Ks. Lemański odniósł się też do Mateusza Dzieduszyckiego - rzecznika kurii. Oświadczył, że złożył też skargę na jego "skandaliczne i oszczercze" wypowiedzi na swój temat. - Złożyłem tę skargę na ręce księdza arcybiskupa, ponieważ rzecznik jest pracownikiem kurii warszawsko-praskiej. Te wypowiedzi kłamliwie przedstawiały zarówno moją rozmowę z biskupem pomocniczym Markiem Solarczykiem, jak i uzgodnienia z biskupem ordynariuszem, które miały miejsce 5 sierpnia, kiedy to ksiądz biskup przyjął moje wyjaśnienia i uznał, że sytuacja nie będzie owocowała jakimkolwiek ukaraniem mnie.

Ksiądz ostro zareagował na pismo rzecznika, jakoby w związku z suspensą już teraz nie mógł nosić stroju kapłana i zakaz sprawowania funkcji kapłańskich. - Rzecznik wypowiadał się niejednokrotnie. Jego kompetencje co do leczenia homoseksualistów, co do tego, że umierają trochę wcześniej, jak również kompetencje i wiedza na temat prawa kościelnego są niezwykle ograniczone - podkreślił Lemański.
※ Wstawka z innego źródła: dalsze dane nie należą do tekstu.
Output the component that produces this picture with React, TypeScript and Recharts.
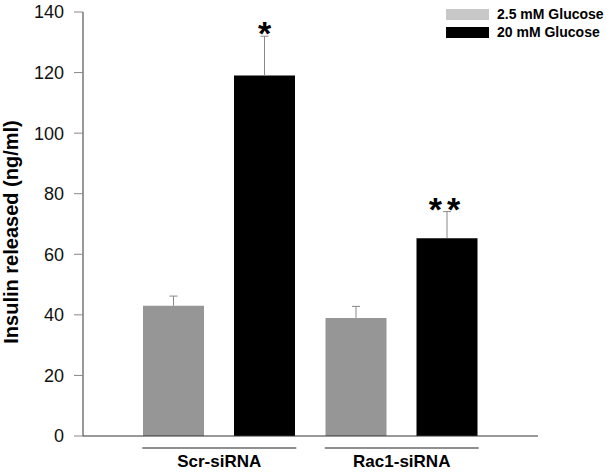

Na udowodnienie swojego twierdzenia, ksiądz zrelacjonował, że przedstawił arcybiskupowi Hoserowi przepis, na podstawie którego suspensa jeszcze nie obowiązuje. - Ja biskupowi to powiedziałem, ksiądz biskup to potwierdził, że taką wiedzę posiada, a rzecznik jak zwykle okazał się niekompetentny. Myślę, że to kolejny punkt, żeby rzecznikowi kurii warszawsko-praskiej za jego posługę w diecezji podziękować. Według mnie to skandaliczne, że on wypowiada się na tematy, w których nie ma żadnych kompetencji.

Wezwanie Lemańskiego

Ks. Lemański do kurii został wezwany 10 dni temu w związku z jego wypowiedziami do mediów podczas pikniku w Jasienicy. Ksiądz został gorąco powitany przez parafian. Ale gdy dziennikarze zapytali duchownego, dlaczego kuria cofnęła mu pozwolenie na odprawienie w Jasienicy mszy, ks. Lemański zażartował: "Może za wolno szedłem na pielgrzymce?".

"Mój biskup jest autonomiczny, ja zresztą też. Powiedział, że czasowo wstrzymuje swoją zgodę. Czasowo to może znaczyć miesiąc, dwa, trzy... Ja już czekam na tę decyzję mojego biskupa ponad rok, więc poczekam jeszcze kilka miesięcy" - dodał Lemański. Najpierw wezwany został telefonicznie, dopiero niedawno wezwanie zostało wystosowane na piśmie.

Ksiądz Lemański i Jasienica

Ks. Lemański został odwołany z funkcji proboszcza Jasienicy w lipcu 2013 r. po tym, jak publicznie krytykował kościelnych hierarchów, w tym swojego przełożonego. Otrzymał też zakaz wypowiadania się w mediach. Ksiądz odwołał się od tej decyzji do Watykanu. Stolica Apostolska nie uwzględniła odwołania. Pod koniec lipca tego roku ks. Lemański przyjął - decyzją abp Hosera - obowiązki kapelana w Mazowieckim Centrum Neuropsychiatrii w Zagórzu. W Jasienicy władzę sprawuje inny proboszcz.

Konflikt odżył po wypowiedzi Lemańskiego na temat polskiego Kościoła podczas XX Przystanku Woodstock, gdzie mówił m.in. o skostnieniu Kościoła i o tym, że stare pokolenia biskupów musi wymrzeć. Tłumaczył się z tego apb Hoserowi na początku sierpnia. Po przeprosinach i wyjaśnieniach arcybiskup wyraził warunkową zgodę na dopuszczenie ks. Lemańskiego do okazjonalnych posług kapłańskich w parafii w Jasienicy, m.in. przy ślubach czy pogrzebach, ale za zgodą i przy udziale obecnego proboszcza.

Zgoda ta została szybko cofnięta, gdy ks. Lemański publicznie ogłosił swój przyjazd do byłej parafii, co spowodowało - według kurii - zaognienie antagonizmów wśród parafian.